I was also considering this passage:
He who has seen Me has seen the Father; how can you say, ‘Show us the Father’? 10 “Do you not believe that I am in the Father, and the Father is in Me? The words that I say to you I do not speak on My own initiative, but the Father abiding in Me does His works. 11 “Believe Me that I am in the Father and the Father is in Me; otherwise believe because of the works themselves. 12 “Truly, truly, I say to you, he who believes in Me, the works that I do, he will do also… If you love Me, you will keep My commandments”
Jesus equates Himself with the Father, speaks of them as two, and that the Father does His work through Him.
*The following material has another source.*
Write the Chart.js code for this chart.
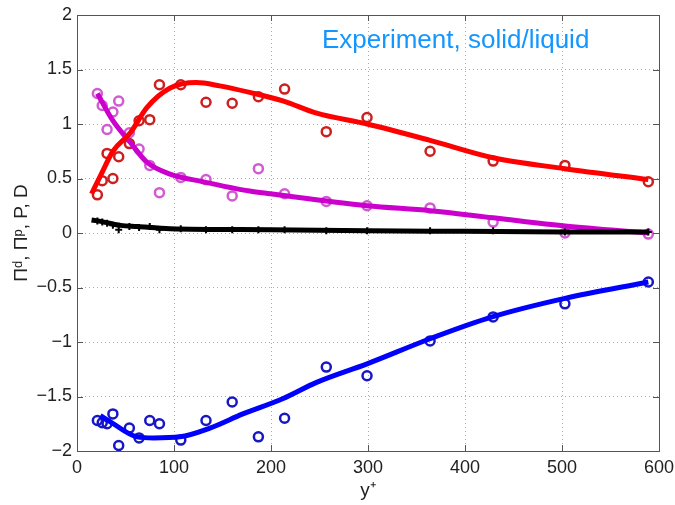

He equates Gods commandments with his own commandments, and yet they were all Gods commandments to begin with. And then while at the same time Jesus is asking them to believe these things, Jesus also tells them the Father will send ‘another’
“I will ask the Father, and He will give you another Helper, that He may be with you forever; 17 that is the Spirit of truth, whom the world cannot receive, because it does not see Him or know Him, but you know Him because He abides with you and will be in you… “In that day you will know that I am in My Father, and you in Me, and I in you. 21 “He who has My commandments and keeps them is the one who loves Me; and he who loves Me will be loved by My Father, and I will love him and will disclose Myself to him… “He who does not love Me does not keep My words; and the word which you hear is not Mine, but the Father’s who sent Me. 25 “These things I have spoken to you while abiding with you. 26 “But the Helper, the Holy Spirit, whom the Father will send in My name, He will teach you all things, and bring to your remembrance all that I said to you. 27 “Peace I leave with you; My peace I give to you; not as the world gives do I give to you. Do not let your heart be troubled, nor let it be fearful. 28 “You heard that I said to you, ‘I go away, and I will come to you.’ If you loved Me, you would have rejoiced because I go to the Father, for the Father is greater than I. 29 “Now I have told you before it happens, so that when it happens, you may believe.
Jesus is speaking plainly, this is not a parable, nor does it come across as symbolic (John 14:16,26, 15:26, 16:7,13-14). There is no way to ‘avoid’ that Jesus or the writer is speaking of ‘another’ person, and this is all in the context of ‘believing’ (and as most passages about faith/belief speak; faith/belief unto salvation). I wouldn’t make as big a deal over the personhood of the Holy Spirit, as I would over the Godhood/personhood of Jesus and the Father, but ‘if’ Jesus can be another person from the Father; I do not know what good ‘reasons’ would ‘prevent’ someone from believing in the personhood of the Spirit? If you accept what Jesus is saying about himself, and Jesus is the one expressing that the Spirit is ‘another’ why would anyone then ‘argue’ with Jesus over the matter?